Still, Lou is an inventive GM, and maybe he’s one of the ones who’s willing to go outside the box enough to attempt something like this.  I don’t know that either side would be willing to sign this deal, but the Leafs have more incentive to do it than Shattenkirk does.

Are We Appealing? ;)

Turning back to the player’s decision-making, this deal gets more appealing to the free agent if the team can present him an excellent chance of winning a Stanley Cup.  The Leafs actually can probably offer a player a better chance of winning a Cup in addition to a short max contract than anyone else.  Teams close to contention don’t tend to have $14M to throw around, which is another reason we’ve never seen a deal like this.
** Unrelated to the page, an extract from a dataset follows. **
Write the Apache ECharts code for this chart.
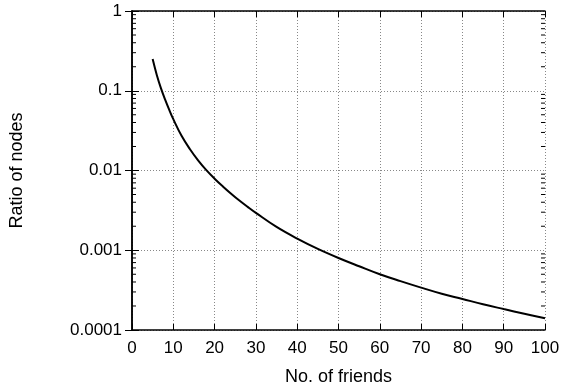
<!DOCTYPE html>
<html>
<head>
<meta charset="utf-8">
<script src="https://cdn.jsdelivr.net/npm/echarts@6/dist/echarts.min.js"></script>
<style>html,body{margin:0;padding:0;background:#fff}#c{width:564px;height:391px}</style>
</head>
<body>
<div id="c"></div>
<script>
var friends = [5,6,7,8,9,10,12,14,16,18,20,22,24,26,28,30,35,40,45,50,55,60,65,70,75,80,85,90,95,100];
var ratio = [0.25,0.158,0.108,0.078,0.058,0.044,0.0272,0.0186,0.0134,0.0101,0.0079,0.00632,0.00512,0.00420,0.00350,0.00294,0.00196,0.00140,0.00104,0.00080,0.00063,0.00050,0.00041,0.00034,0.000285,0.000245,0.00021,0.000183,0.00016,0.00014];
var yTickLabels = {"1":"1","0.1":"0.1","0.01":"0.01","0.001":"0.001","0.0001":"0.0001"};
var decades = [0.0001,0.001,0.01,0.1];
var minorMultipliers = [2,3,4,5,6,7,8,9];
var xTitle = "No. of friends";
var yTitle = "Ratio of nodes";

var font = "'Liberation Sans', Arial, Helvetica, sans-serif";
var chart = echarts.init(document.getElementById('c'));
var data = friends.map(function(f,i){return [f, ratio[i]];});
var minorVals = [];
decades.forEach(function(d){ minorMultipliers.forEach(function(m){ minorVals.push([0, +(d*m).toPrecision(6)]); }); });
function yfmt(v){
  var k = String(+v.toPrecision(6));
  return yTickLabels[k] !== undefined ? yTickLabels[k] : '';
}
var gridStyle = {show:true, lineStyle:{color:'#888', type:[1,2], width:1}};
chart.setOption({
  animation:false,
  grid:{left:131, right:19, top:11, bottom:61},
  xAxis:[{
    type:'value', min:0, max:100, interval:10,
    name:xTitle, nameLocation:'middle', nameGap:38,
    nameTextStyle:{fontFamily:font, fontSize:18, color:'#000'},
    axisLine:{show:true, lineStyle:{color:'#000', width:1.5}},
    axisTick:{show:true, inside:true, length:6, lineStyle:{color:'#000'}},
    axisLabel:{fontFamily:font, fontSize:17, color:'#000', margin:10},
    splitLine:gridStyle
  },{
    type:'value', min:0, max:100, interval:10, position:'top',
    axisLine:{show:true, lineStyle:{color:'#000', width:1.5}},
    axisTick:{show:true, inside:true, length:6, lineStyle:{color:'#000'}},
    axisLabel:{show:false}, splitLine:{show:false}
  }],
  yAxis:[{
    type:'log', logBase:10, min:0.0001, max:1,
    name:yTitle, nameLocation:'middle', nameGap:106, nameRotate:90,
    nameTextStyle:{fontFamily:font, fontSize:18, color:'#000'},
    axisLine:{show:true, lineStyle:{color:'#000', width:1.5}},
    axisTick:{show:true, inside:true, length:7, lineStyle:{color:'#000'}},
    axisLabel:{fontFamily:font, fontSize:17, color:'#000', margin:10, formatter:yfmt},
    splitLine:gridStyle
  },{
    type:'log', logBase:10, min:0.0001, max:1, position:'right',
    axisLine:{show:true, lineStyle:{color:'#000', width:1.5}},
    axisTick:{show:true, inside:true, length:7, lineStyle:{color:'#000'}},
    axisLabel:{show:false}, splitLine:{show:false}
  }],
  series:[{
    type:'custom', data:minorVals, clip:false, silent:true,
    renderItem:function(params, api){
      var v = api.value(1);
      var a = api.coord([0, v]);
      var b = api.coord([100, v]);
      return {type:'group', children:[
        {type:'line', shape:{x1:a[0], y1:a[1], x2:a[0]+4, y2:a[1]}, style:{stroke:'#000', lineWidth:1}},
        {type:'line', shape:{x1:b[0], y1:b[1], x2:b[0]-4, y2:b[1]}, style:{stroke:'#000', lineWidth:1}}
      ]};
    }
  },{
    type:'line', data:data, smooth:0.4, showSymbol:false, symbol:'none',
    lineStyle:{color:'#000', width:2}
  }]
});
</script>
</body>
</html>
But if the player is very determined to win a Cup, there are probably better options with teams willing to offer a more conventional deal.  The Leafs, for all their excitement, are at best a middling team in the process of improving.  Edmonton has had false dawns before, too; while I think the Leafs have a more secure road to success because their underlying offensive numbers seem to be legit, it’s still a lot to tell a free agent “I know we were 30th a year ago, I know we’re only mid-level now, but with you we think we’re the Blackhawks.”  It’s not impossible!  But it’s hard to say whether any particular player would find it persuasive.

A Certain Type Of Player

If you got a player who really wanted to play in Toronto, who was very confident about his ability to gain a subsequent contract and not risk-averse, who believed in the Leafs’ rebuild and that he could boost them all the way to Cup contention, you might conceivably get a deal like this.  You’d also have to have a front office who believed the time had come for very aggressive moves.  This perfect set of circumstances is obviously not common.

Unprecedented is not impossible, and everything that happens has to happen for the first time.  But in the end, I can’t see this contract either being offered or being accepted.